Christmas cards trend toward themes. Popular at one time are replicas of old-fashioned cards. So familiar are Currier and Ives, small snowy towns, people sledding through the snow. This one is a famous painting and charming. (Not Currier and Ives.)
This is also a painting. The clothing shows the affluence these children enjoyed, reflecting their times.
A famous Madonna painting. There are so many beautiful paintings of the Madonna in museums all over the world and many of them are replicated on Christmas Cards.
What would Christmas be without an angel?
Or thoughts of peace and good will?
Also from a painting, these happy children playing in the snow.
A more contemporary vision of children playing in the snow.
Something warm and fuzzy.
This is my favorite. It much reflects the era of my childhood. The kids of all ages, a couple of them playing on the floor, the boy reading in his socks with his feet up on a book, apples on the tree, showing your treasures to grandpa. The homey pictures on the bureau. The girls are wearing those awful long stockings I hated so much growing up in a winter clime.

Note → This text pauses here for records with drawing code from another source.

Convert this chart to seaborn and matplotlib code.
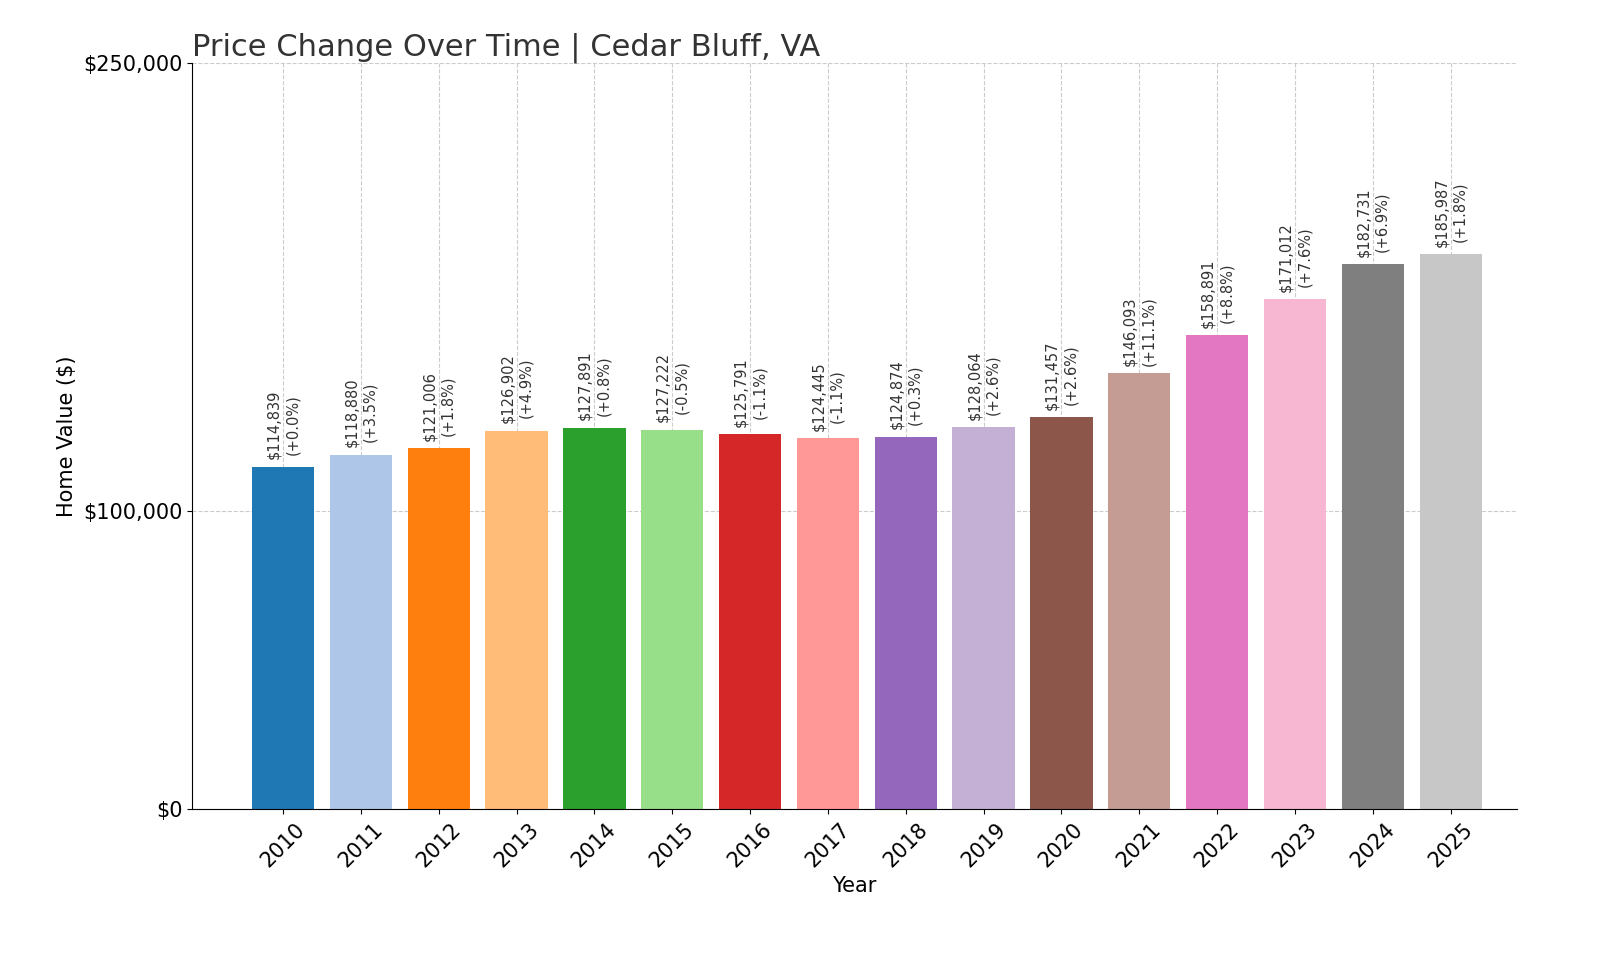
import matplotlib
matplotlib.use("Agg")
import matplotlib.pyplot as plt
import seaborn as sns
import pandas as pd

# data
years = [str(y) for y in range(2010, 2026)]
values = [114839, 118880, 121006, 126902, 127891, 127222, 125791, 124445,
          124874, 128064, 131457, 146093, 158891, 171012, 182731, 185987]
changes = ["+0.0%", "+3.5%", "+1.8%", "+4.9%", "+0.8%", "-0.5%", "-1.1%", "-1.1%",
           "+0.3%", "+2.6%", "+2.6%", "+11.1%", "+8.8%", "+7.6%", "+6.9%", "+1.8%"]
y_ticks = [0, 100000, 250000]
y_tick_labels = ["$0", "$100,000", "$250,000"]

df = pd.DataFrame({"Year": years, "Value": values})
colors = sns.color_palette("tab20", 16)

fig = plt.figure(figsize=(16, 9.6), dpi=100)
ax = fig.add_axes([0.12, 0.157, 0.828, 0.777])

sns.barplot(data=df, x="Year", y="Value", hue="Year", palette=colors,
            legend=False, width=0.8, saturation=1, ax=ax, zorder=2)

for i, (v, c) in enumerate(zip(values, changes)):
    ax.text(i, v + 2500, f"${v:,}\n({c})", rotation=90, ha="center", va="bottom",
            fontsize=10.5, color="#333333", linespacing=1.3)

ax.set_xlim(-1.17, 15.85)
ax.set_ylim(0, 250000)
ax.set_yticks(y_ticks)
ax.set_yticklabels(y_tick_labels, fontsize=15)
ax.tick_params(axis="x", labelsize=15, rotation=45)
for lbl in ax.get_xticklabels():
    lbl.set_ha("center")
ax.grid(True, linestyle="--", color="#cccccc", linewidth=0.8, zorder=0)
ax.set_axisbelow(True)
ax.spines["top"].set_visible(False)
ax.spines["right"].set_visible(False)

ax.set_title("Price Change Over Time | Cedar Bluff, VA", fontsize=22, loc="left",
             color="#333333")
ax.set_xlabel("Year", fontsize=15)
ax.set_ylabel("Home Value ($)", fontsize=15)

fig.savefig("out.png", dpi=100)
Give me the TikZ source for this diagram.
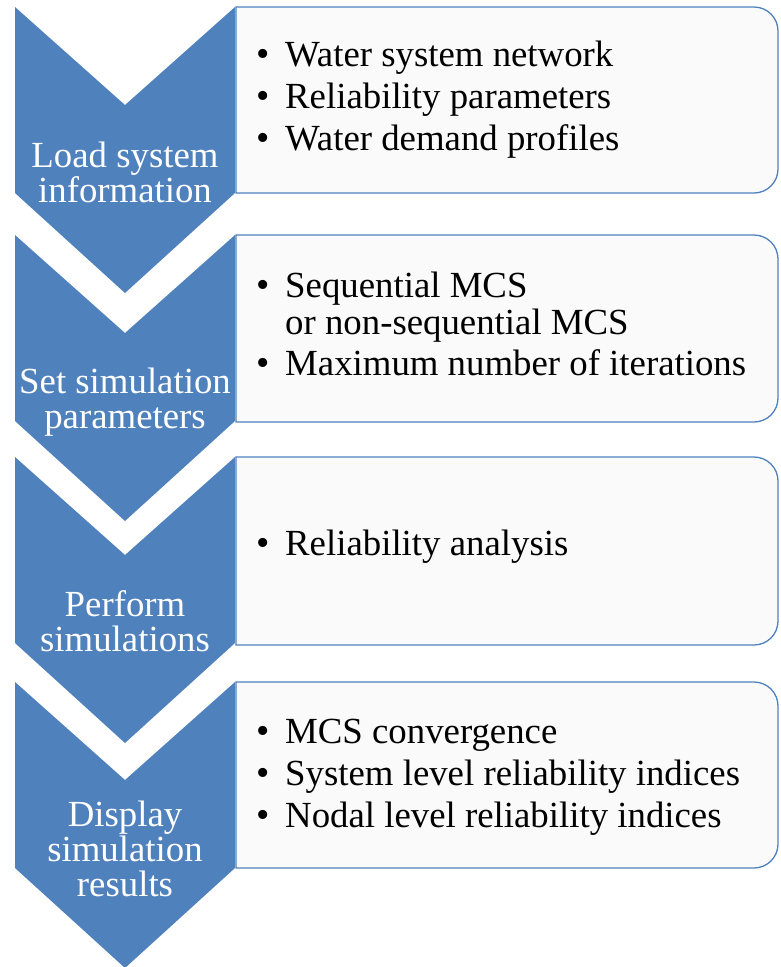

A touch of humor. Birds, animals and nature play heavily on Christmas cards.
This one is such a sweet tickle. It also shows another tradition; we decorate and light up trees in our yards.
Famous artists lend their skills to a Christmas card.
A Christmas tree can be almost anything.
I read in Smithsonian where it took a long time for Christmas trees to catch on. Now, a Christmas never goes by without a card with a Christmas tree of some kind on it.
I liked this lovely message. Some are old worn out clichés.
Christmas caroling is something not many people do anymore, but Christmas has its own special music, evolving year by year. But the old songs never go away.
A popular song clings to us for years and here we see a popular song in this card, “…the partridge in a pear tree.”
A Christmas card can be whatever you make it. And here I have to salute a local artist, Bambi Papais. She and her sister Judie are both terrific artists admired and locally renowned. So with that in mind, I hope you’ve enjoyed my rummage through my box of Christmas cards from 1992.